We observe an emergent behavior in the embedding space that aligns two pairs of modalities (ℳ₁, ℳ₂) even though we only train using the pairs (ℬ, ℳ₁) and (ℬ, ℳ₂). — §3.2, Emergent alignment

The emergent capabilities improve with the strength of the image encoder ... and ImageBind serves as a new way to evaluate vision models for visual and non-visual tasks. — Abstract

Papers cited that should likely be ingested next:

AudioCLIP [27] (Guzhov et al.) — closest baseline; adds audio to CLIP with explicit (audio, text) supervision. PDF (if dropped).
CLIP [60] (Radford et al.) — the (image, text) backbone whose frozen encoders ImageBind inherits and extends.
AVID [50] (Morgado et al.) — audio-visual instance discrimination with cross-modal agreement; the (video, audio) training-pair lineage.
DALLE-2 / unCLIP [61] — the diffusion decoder ImageBind repurposes for audio→image generation.
OmniMAE / Omnivore [20, 21] (Girdhar et al.) — same authors' single-model-many-visual-modalities precursors.

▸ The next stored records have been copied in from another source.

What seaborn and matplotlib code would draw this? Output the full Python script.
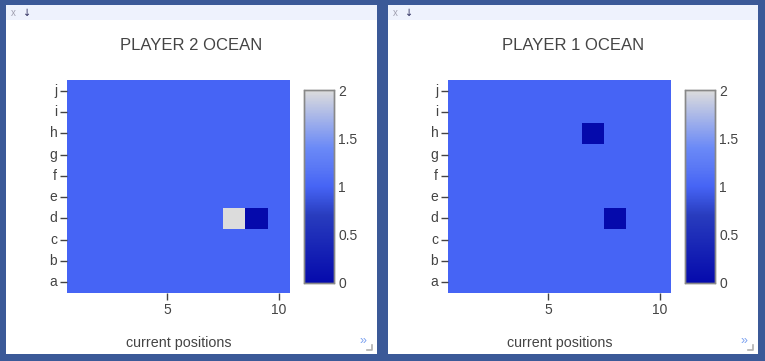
import numpy as np
import pandas as pd
import seaborn as sns
import matplotlib
matplotlib.use("Agg")
import matplotlib.pyplot as plt
from matplotlib.colors import LinearSegmentedColormap
from matplotlib.patches import Rectangle
from matplotlib.lines import Line2D

# ---- data ----
rows = ["a", "b", "c", "d", "e", "f", "g", "h", "i", "j"]
cols = [1, 2, 3, 4, 5, 6, 7, 8, 9, 10]
titles = ["PLAYER 2 OCEAN", "PLAYER 1 OCEAN"]
# special cells: (row, col, value); everything else = 1
p2_cells = [("d", 8, 2), ("d", 9, 0)]
p1_cells = [("h", 7, 0), ("d", 8, 0)]
xtick_vals = [5, 10]
cbar_ticks = [0, 0.5, 1, 1.5, 2]
xlabel = "current positions"

def make_grid(cells):
    df = pd.DataFrame(1.0, index=rows, columns=cols)
    for r, c, v in cells:
        df.loc[r, c] = v
    return df.iloc[::-1]  # j at top

grids = [make_grid(p2_cells), make_grid(p1_cells)]

# Plotly "Blues" colorscale
stops = [(0.0, (5, 10, 172)), (0.35, (40, 60, 190)), (0.5, (70, 100, 245)),
         (0.6, (90, 120, 245)), (0.7, (106, 137, 247)), (1.0, (220, 220, 220))]
cmap = LinearSegmentedColormap.from_list(
    "plotly_blues", [(p, tuple(c / 255 for c in rgb)) for p, rgb in stops])

W, H = 765, 361
BG = "#3b5998"
TXT = "#444444"
plt.rcParams["font.family"] = ["Liberation Sans", "DejaVu Sans"]

fig = plt.figure(figsize=(W / 100, H / 100), dpi=100, facecolor=BG)

def fx(x): return x / W
def fy(y): return 1 - y / H

panels = [(6, 377), (388, 758)]
offsets = [0, 381]
for (x0, x1), off, grid, title in zip(panels, offsets, grids, titles):
    fig.add_artist(Rectangle((fx(x0), fy(354)), fx(x1 - x0), (354 - 5) / H,
                             transform=fig.transFigure, facecolor="white",
                             edgecolor="none", zorder=0))
    fig.add_artist(Rectangle((fx(x0), fy(20)), fx(x1 - x0), 15 / H,
                             transform=fig.transFigure, facecolor="#eef2fd",
                             edgecolor="none", zorder=0))
    fig.text(fx(x0 + 7), fy(12.5), "x", color="#a0a0b0", fontsize=7,
             ha="center", va="center")
    fig.text(fx(x0 + 21), fy(12.5), "↓", color="#303060", fontsize=7,
             ha="center", va="center", family=["DejaVu Sans"])
    fig.text(fx(x1 - 14), fy(341), "»", color="#7aa0f0", fontsize=9,
             ha="center", va="center")
    # resize corner
    fig.add_artist(Line2D([fx(x1 - 10), fx(x1 - 5), fx(x1 - 5)],
                          [fy(350), fy(350), fy(345)], transform=fig.transFigure,
                          color="#b0b0b0", lw=1.2))
    fig.text(fx((x0 + x1) / 2), fy(45), title, color=TXT, fontsize=12,
             ha="center", va="center")

    ax = fig.add_axes([fx(67 + off), fy(293), (290 - 67) / W, (293 - 80) / H])
    cax = fig.add_axes([fx(304 + off), fy(283), 30 / W, (283 - 90) / H])
    sns.heatmap(grid, ax=ax, cbar_ax=cax, cmap=cmap, vmin=0, vmax=2,
                cbar_kws={"ticks": cbar_ticks})
    ax.set_xticks([v - 0.5 for v in xtick_vals])
    ax.set_xticklabels([str(v) for v in xtick_vals], rotation=0)
    ax.set_yticks(np.arange(len(rows)) + 0.5)
    ax.set_yticklabels(list(grid.index), rotation=0)
    ax.tick_params(axis="both", colors=TXT, labelsize=10, length=5, width=1,
                   pad=2)
    ax.set_xlabel(xlabel, color=TXT, fontsize=10.3, labelpad=14)
    ax.set_ylabel("")
    cax.tick_params(length=0, labelsize=10, labelcolor=TXT, pad=3)
    cax.set_yticklabels(["0", "0.5", "1", "1.5", "2"])
    for s in cax.spines.values():
        s.set_visible(True)
        s.set_edgecolor("#888888")
        s.set_linewidth(1)

fig.savefig("out.png", dpi=100, facecolor=BG)
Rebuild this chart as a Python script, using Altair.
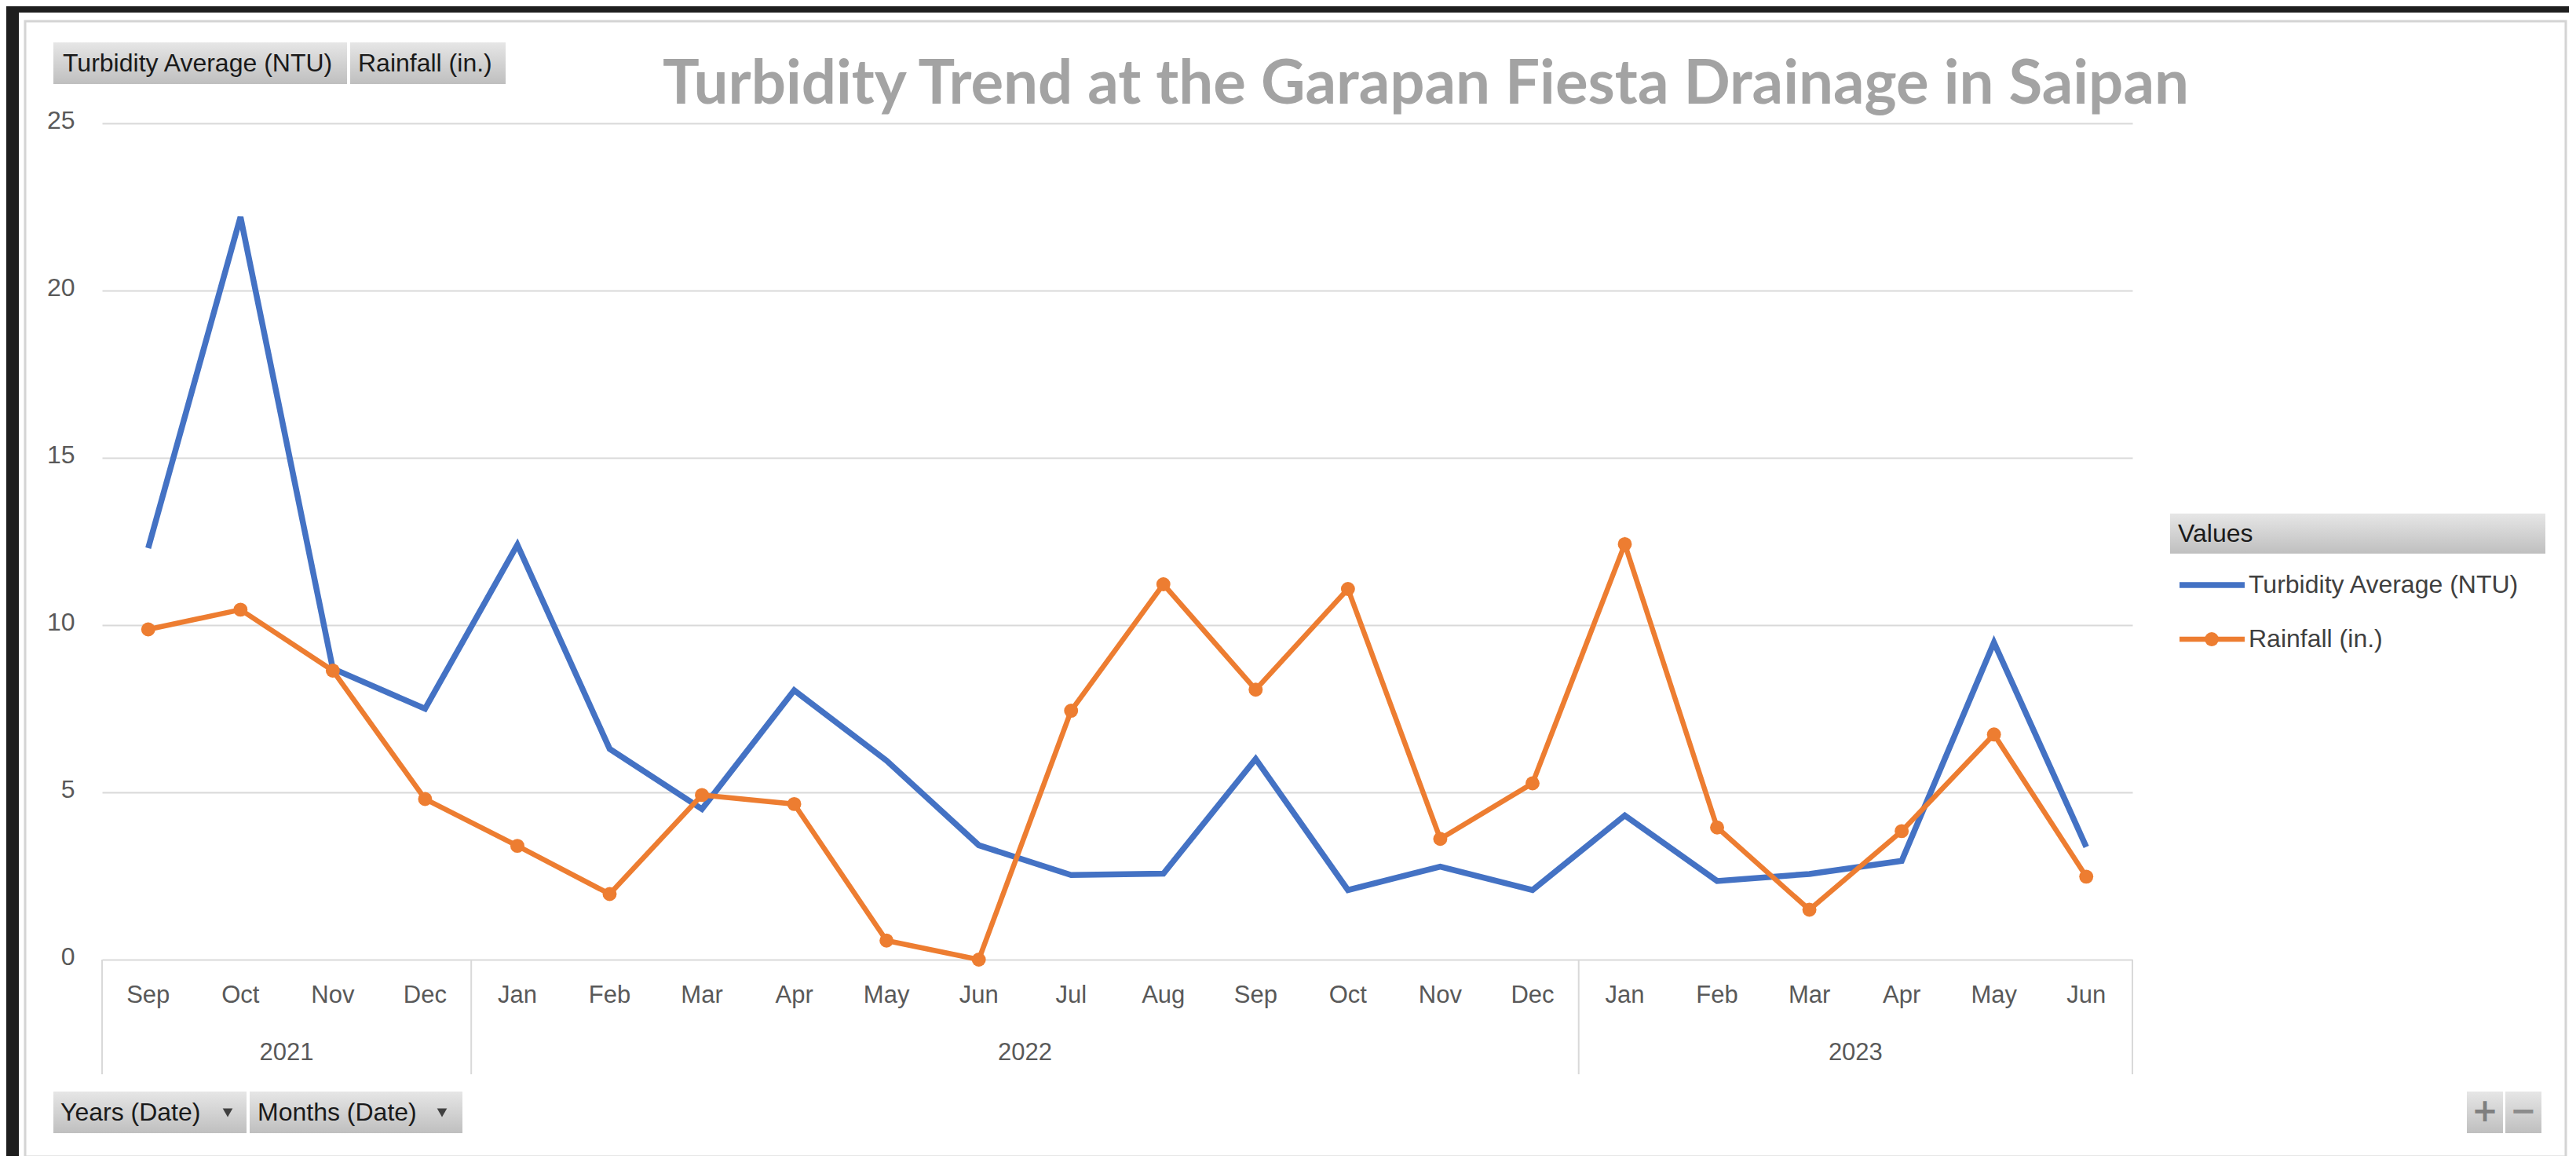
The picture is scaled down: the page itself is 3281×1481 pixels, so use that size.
import altair as alt
import pandas as pd

# ---------------- data ----------------
months = ["Sep", "Oct", "Nov", "Dec",
          "Jan", "Feb", "Mar", "Apr", "May", "Jun", "Jul", "Aug", "Sep", "Oct", "Nov", "Dec",
          "Jan", "Feb", "Mar", "Apr", "May", "Jun"]
years = [2021, 2021, 2021, 2021,
         2022, 2022, 2022, 2022, 2022, 2022, 2022, 2022, 2022, 2022, 2022, 2022,
         2023, 2023, 2023, 2023, 2023, 2023]
turbidity = [12.3, 22.2, 8.7, 7.5,
             12.4, 6.3, 4.5, 8.05, 5.95, 3.42, 2.53, 2.57, 6.0, 2.08, 2.78, 2.08,
             4.31, 2.35, 2.56, 2.95, 9.48, 3.37]
rainfall = [9.87, 10.46, 8.64, 4.8,
            3.4, 1.96, 4.92, 4.65, 0.57, 0.0, 7.44, 11.22, 8.07, 11.08, 3.61, 5.27,
            12.42, 3.95, 1.49, 3.84, 6.73, 2.48]
series_names = ["Turbidity Average (NTU)", "Rainfall (in.)"]
series_colors = ["#4472c4", "#ed7d31"]
y_ticks = [0, 5, 10, 15, 20, 25]
title_text = "Turbidity Trend at the Garapan Fiesta Drainage in Saipan"

# ---------------- layout ----------------
W, H = 2586, 1065
PAD_L, PAD_T = 122, 149
TOTAL_W, TOTAL_H = 3264, 1464
FONT = "Liberation Sans"
AXIS_GREY = "#595959"
GRID = "#d9d9d9"

idx = list(range(len(months)))
df_t = pd.DataFrame({"idx": idx, "value": turbidity, "month": months, "year": years})
df_r = pd.DataFrame({"idx": idx, "value": rainfall, "month": months, "year": years})

yr = pd.DataFrame({"year": years, "idx": idx}).groupby("year")["idx"].agg(["min", "max"]).reset_index()
yr["center"] = (yr["min"] + yr["max"]) / 2
yr["label"] = yr["year"].astype(str)
seps = sorted(set(list(yr["min"] - 0.5) + list(yr["max"] + 0.5)))
df_sep = pd.DataFrame({"pos": seps})

x_scale = alt.Scale(domain=[-0.5, len(months) - 0.5], nice=False, zero=False)
y_scale = alt.Scale(domain=[0, 25], nice=False, zero=True)

X = alt.X("idx:Q", scale=x_scale, axis=None)
Y = alt.Y("value:Q", scale=y_scale,
          axis=alt.Axis(values=y_ticks, grid=True, gridColor=GRID, gridWidth=2,
                        domain=False, ticks=False, labelFont=FONT, labelFontSize=32,
                        labelColor=AXIS_GREY, labelPadding=35, labelOffset=-4, title=None))

one = pd.DataFrame({"k": [0]})


def rect(x1, x2, y1, y2, **kw):
    return alt.Chart(one).mark_rect(**kw).encode(
        x=alt.value(x1), x2=alt.value(x2), y=alt.value(y1), y2=alt.value(y2))


def text(t, x, y, **kw):
    return alt.Chart(one).mark_text(text=t, **kw).encode(x=alt.value(x), y=alt.value(y))


btn_grad = alt.Gradient(gradient="linear",
                        stops=[alt.GradientStop(color="#e6e6e6", offset=0),
                               alt.GradientStop(color="#bfbfbf", offset=1)],
                        x1=0, x2=0, y1=0, y2=1)

layers = []

# main series lines (first layer carries the y axis)
layers.append(alt.Chart(df_t).mark_line(color=series_colors[0], strokeWidth=7.5).encode(x=X, y=Y))

# window frame (dark strips) and chart border
layers.append(rect(-PAD_L, TOTAL_W - PAD_L, -PAD_T, -PAD_T + 8, color="#1e1e1e"))
layers.append(rect(-PAD_L, -106, -PAD_T, TOTAL_H - PAD_T, color="#1e1e1e"))
layers.append(rect(-98, 3138, -130, 1316, fill="white", fillOpacity=0, stroke="#d4d4d4", strokeWidth=3))

# category separators & labels
layers.append(alt.Chart(df_sep).mark_rule(color=GRID, strokeWidth=2).encode(
    x=alt.X("pos:Q", scale=x_scale, axis=None), y=alt.value(H), y2=alt.value(H + 146)))
layers.append(alt.Chart(df_t).mark_text(font=FONT, fontSize=31, color=AXIS_GREY, baseline="middle").encode(
    x=X, y=alt.value(1111), text="month:N"))
layers.append(alt.Chart(yr).mark_text(font=FONT, fontSize=31, color=AXIS_GREY, baseline="middle").encode(
    x=alt.X("center:Q", scale=x_scale, axis=None), y=alt.value(1184), text="label:N"))

layers.append(alt.Chart(df_r).mark_line(color=series_colors[1], strokeWidth=6.5).encode(x=X, y=Y))
layers.append(alt.Chart(df_r).mark_point(filled=True, size=320, opacity=1, color=series_colors[1]).encode(x=X, y=Y))

# title
layers.append(text(title_text, 1686, -25, font="Lato", fontWeight="bold", fontSize=78,
                   color="#a3a3a3", align="center", baseline="alphabetic"))

# pivot field buttons (top)
layers.append(rect(-62, 312, -103, -50, fill=btn_grad))
layers.append(text(series_names[0], -50, -76, font=FONT, fontSize=32, color="#1a1a1a",
                   align="left", baseline="middle"))
layers.append(rect(316, 514, -103, -50, fill=btn_grad))
layers.append(text(series_names[1], 326, -76, font=FONT, fontSize=32, color="#1a1a1a",
                   align="left", baseline="middle"))

# pivot field buttons (bottom)
layers.append(rect(-62, 184, 1233, 1286, fill=btn_grad))
layers.append(text("Years (Date)", -53, 1260, font=FONT, fontSize=32, color="#1a1a1a",
                   align="left", baseline="middle"))
layers.append(alt.Chart(one).mark_point(shape="triangle-down", filled=True, size=160, opacity=1,
                                         color="#404040").encode(x=alt.value(160), y=alt.value(1260)))
layers.append(rect(188, 459, 1233, 1286, fill=btn_grad))
layers.append(text("Months (Date)", 198, 1260, font=FONT, fontSize=32, color="#1a1a1a",
                   align="left", baseline="middle"))
layers.append(alt.Chart(one).mark_point(shape="triangle-down", filled=True, size=160, opacity=1,
                                         color="#404040").encode(x=alt.value(433), y=alt.value(1260)))

# legend
layers.append(rect(2634, 3112, 497, 548, fill=btn_grad))
layers.append(text("Values", 2644, 523, font=FONT, fontSize=32, color="#1a1a1a",
                   align="left", baseline="middle"))
layers.append(alt.Chart(one).mark_rule(color=series_colors[0], strokeWidth=7.5).encode(
    x=alt.value(2646), x2=alt.value(2729), y=alt.value(588)))
layers.append(text(series_names[0], 2734, 588, font=FONT, fontSize=32, color="#404040",
                   align="left", baseline="middle"))
layers.append(alt.Chart(one).mark_rule(color=series_colors[1], strokeWidth=6.5).encode(
    x=alt.value(2646), x2=alt.value(2729), y=alt.value(657)))
layers.append(alt.Chart(one).mark_point(filled=True, size=320, opacity=1, color=series_colors[1]).encode(
    x=alt.value(2687), y=alt.value(657)))
layers.append(text(series_names[1], 2734, 657, font=FONT, fontSize=32, color="#404040",
                   align="left", baseline="middle"))

# +/- buttons
layers.append(rect(3012, 3058, 1233, 1286, fill=btn_grad))
layers.append(text("+", 3035, 1259, font="DejaVu Sans", fontSize=40, fontWeight="bold", color="#7f7f7f",
                   align="center", baseline="middle"))
layers.append(rect(3061, 3107, 1233, 1286, fill=btn_grad))
layers.append(text("\u2212", 3084, 1259, font="DejaVu Sans", fontSize=40, fontWeight="bold", color="#8c8c8c",
                   align="center", baseline="middle"))

chart = alt.layer(*layers).properties(
    width=W, height=H,
    autosize=alt.AutoSizeParams(type="none"),
    padding={"left": PAD_L, "top": PAD_T, "right": TOTAL_W - PAD_L - W, "bottom": TOTAL_H - PAD_T - H},
    background="white",
).configure_view(stroke=None)

chart.save("out.html", embed_options={"renderer": "svg", "actions": False})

Newly ingested in the 2026-06-24 batch — directly relevant to this work:

UniTouch — the direct embodied successor: applies the ImageBind recipe with touch as a new modality bound through images, exactly the touch-channel extension my "Why I care" wants.
LanguageBind — sibling binding paper that swaps the hub from image to language; the obvious contrast in anchor choice.
Meta-Transformer — unified frozen-encoder-across-12-modalities alternative; a different route to "one model, many modalities."
FuSe — builds on image-as-hub binding to fuse heterogeneous robot sensors under language; the manipulation-policy payoff of this representation idea.
AudioCLIP and CLAP — the audio–language binding line ImageBind is measured against (Tables 3–4).
PaLM-E — the other Cluster-H anchor: embodied multimodal LM; complementary "tokens-into-an-LLM" route vs ImageBind's "contrastive shared space."
Any2Policy — any-modality visuomotor policy; downstream consumer of bound multimodal representations.